### RECORDED INFORMATION
-=-=-=-=-
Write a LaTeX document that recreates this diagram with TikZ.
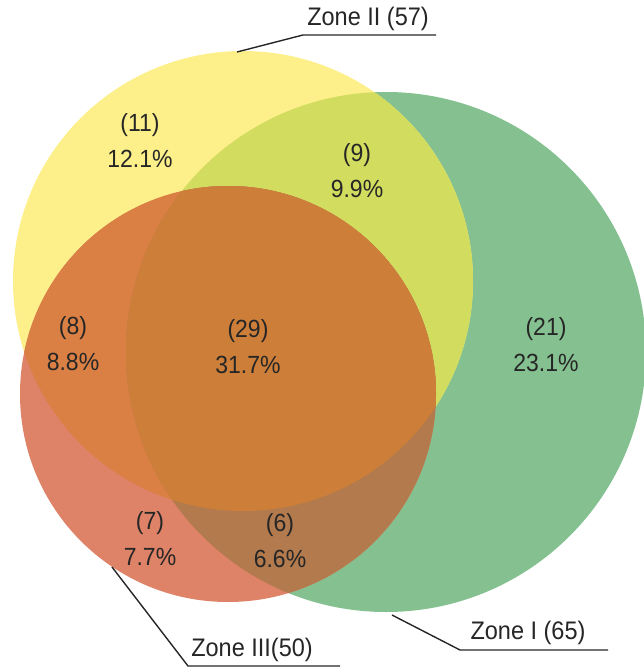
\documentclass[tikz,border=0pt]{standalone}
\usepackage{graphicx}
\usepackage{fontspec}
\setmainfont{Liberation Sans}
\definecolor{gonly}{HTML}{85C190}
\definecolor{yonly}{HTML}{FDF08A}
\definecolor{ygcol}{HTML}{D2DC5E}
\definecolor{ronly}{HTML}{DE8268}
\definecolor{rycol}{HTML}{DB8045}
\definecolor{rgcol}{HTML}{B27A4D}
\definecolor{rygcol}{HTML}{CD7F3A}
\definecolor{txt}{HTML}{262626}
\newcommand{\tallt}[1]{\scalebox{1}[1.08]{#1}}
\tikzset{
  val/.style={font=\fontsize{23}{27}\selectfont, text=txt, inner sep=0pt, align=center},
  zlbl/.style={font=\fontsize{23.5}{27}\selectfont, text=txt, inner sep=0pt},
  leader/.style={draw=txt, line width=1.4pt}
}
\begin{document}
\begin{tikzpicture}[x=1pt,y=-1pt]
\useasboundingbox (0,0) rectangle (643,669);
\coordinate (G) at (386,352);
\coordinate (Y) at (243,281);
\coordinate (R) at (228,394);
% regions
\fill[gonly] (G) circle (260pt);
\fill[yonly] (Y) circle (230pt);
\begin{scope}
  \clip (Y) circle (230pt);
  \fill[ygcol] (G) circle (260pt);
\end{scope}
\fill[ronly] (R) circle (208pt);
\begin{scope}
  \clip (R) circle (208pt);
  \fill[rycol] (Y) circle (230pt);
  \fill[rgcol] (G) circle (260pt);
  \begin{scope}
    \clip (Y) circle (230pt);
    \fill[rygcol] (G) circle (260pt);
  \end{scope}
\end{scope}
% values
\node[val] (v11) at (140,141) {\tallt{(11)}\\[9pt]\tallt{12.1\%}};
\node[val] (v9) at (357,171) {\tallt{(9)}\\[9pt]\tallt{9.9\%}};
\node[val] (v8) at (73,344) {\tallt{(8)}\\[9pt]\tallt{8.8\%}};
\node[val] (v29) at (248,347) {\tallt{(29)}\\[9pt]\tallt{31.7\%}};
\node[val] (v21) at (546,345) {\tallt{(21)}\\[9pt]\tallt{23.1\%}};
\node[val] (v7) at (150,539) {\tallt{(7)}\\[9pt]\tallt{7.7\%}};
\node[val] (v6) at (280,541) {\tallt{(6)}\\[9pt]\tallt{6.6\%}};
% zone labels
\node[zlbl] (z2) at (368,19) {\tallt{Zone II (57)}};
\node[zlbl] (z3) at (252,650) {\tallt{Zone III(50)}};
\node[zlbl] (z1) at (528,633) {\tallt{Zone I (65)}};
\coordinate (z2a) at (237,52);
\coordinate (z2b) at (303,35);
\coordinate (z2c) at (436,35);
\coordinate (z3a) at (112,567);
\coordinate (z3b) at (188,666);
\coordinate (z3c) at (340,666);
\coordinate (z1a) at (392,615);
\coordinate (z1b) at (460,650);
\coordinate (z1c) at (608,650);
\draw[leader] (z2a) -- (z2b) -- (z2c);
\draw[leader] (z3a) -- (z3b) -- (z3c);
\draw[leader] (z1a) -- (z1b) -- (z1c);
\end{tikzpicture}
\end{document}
-=-=-=-=-
### SET EXERCISE
Print each line of the material above exactly, with the pictures removed from your copy.

### EXPECTED ANSWER
Write a LaTeX document that recreates this diagram with TikZ.
\documentclass[tikz,border=0pt]{standalone}
\usepackage{graphicx}
\usepackage{fontspec}
\setmainfont{Liberation Sans}
\definecolor{gonly}{HTML}{85C190}
\definecolor{yonly}{HTML}{FDF08A}
\definecolor{ygcol}{HTML}{D2DC5E}
\definecolor{ronly}{HTML}{DE8268}
\definecolor{rycol}{HTML}{DB8045}
\definecolor{rgcol}{HTML}{B27A4D}
\definecolor{rygcol}{HTML}{CD7F3A}
\definecolor{txt}{HTML}{262626}
\newcommand{\tallt}[1]{\scalebox{1}[1.08]{#1}}
\tikzset{
  val/.style={font=\fontsize{23}{27}\selectfont, text=txt, inner sep=0pt, align=center},
  zlbl/.style={font=\fontsize{23.5}{27}\selectfont, text=txt, inner sep=0pt},
  leader/.style={draw=txt, line width=1.4pt}
}
\begin{document}
\begin{tikzpicture}[x=1pt,y=-1pt]
\useasboundingbox (0,0) rectangle (643,669);
\coordinate (G) at (386,352);
\coordinate (Y) at (243,281);
\coordinate (R) at (228,394);
% regions
\fill[gonly] (G) circle (260pt);
\fill[yonly] (Y) circle (230pt);
\begin{scope}
  \clip (Y) circle (230pt);
  \fill[ygcol] (G) circle (260pt);
\end{scope}
\fill[ronly] (R) circle (208pt);
\begin{scope}
  \clip (R) circle (208pt);
  \fill[rycol] (Y) circle (230pt);
  \fill[rgcol] (G) circle (260pt);
  \begin{scope}
    \clip (Y) circle (230pt);
    \fill[rygcol] (G) circle (260pt);
  \end{scope}
\end{scope}
% values
\node[val] (v11) at (140,141) {\tallt{(11)}\\[9pt]\tallt{12.1\%}};
\node[val] (v9) at (357,171) {\tallt{(9)}\\[9pt]\tallt{9.9\%}};
\node[val] (v8) at (73,344) {\tallt{(8)}\\[9pt]\tallt{8.8\%}};
\node[val] (v29) at (248,347) {\tallt{(29)}\\[9pt]\tallt{31.7\%}};
\node[val] (v21) at (546,345) {\tallt{(21)}\\[9pt]\tallt{23.1\%}};
\node[val] (v7) at (150,539) {\tallt{(7)}\\[9pt]\tallt{7.7\%}};
\node[val] (v6) at (280,541) {\tallt{(6)}\\[9pt]\tallt{6.6\%}};
% zone labels
\node[zlbl] (z2) at (368,19) {\tallt{Zone II (57)}};
\node[zlbl] (z3) at (252,650) {\tallt{Zone III(50)}};
\node[zlbl] (z1) at (528,633) {\tallt{Zone I (65)}};
\coordinate (z2a) at (237,52);
\coordinate (z2b) at (303,35);
\coordinate (z2c) at (436,35);
\coordinate (z3a) at (112,567);
\coordinate (z3b) at (188,666);
\coordinate (z3c) at (340,666);
\coordinate (z1a) at (392,615);
\coordinate (z1b) at (460,650);
\coordinate (z1c) at (608,650);
\draw[leader] (z2a) -- (z2b) -- (z2c);
\draw[leader] (z3a) -- (z3b) -- (z3c);
\draw[leader] (z1a) -- (z1b) -- (z1c);
\end{tikzpicture}
\end{document}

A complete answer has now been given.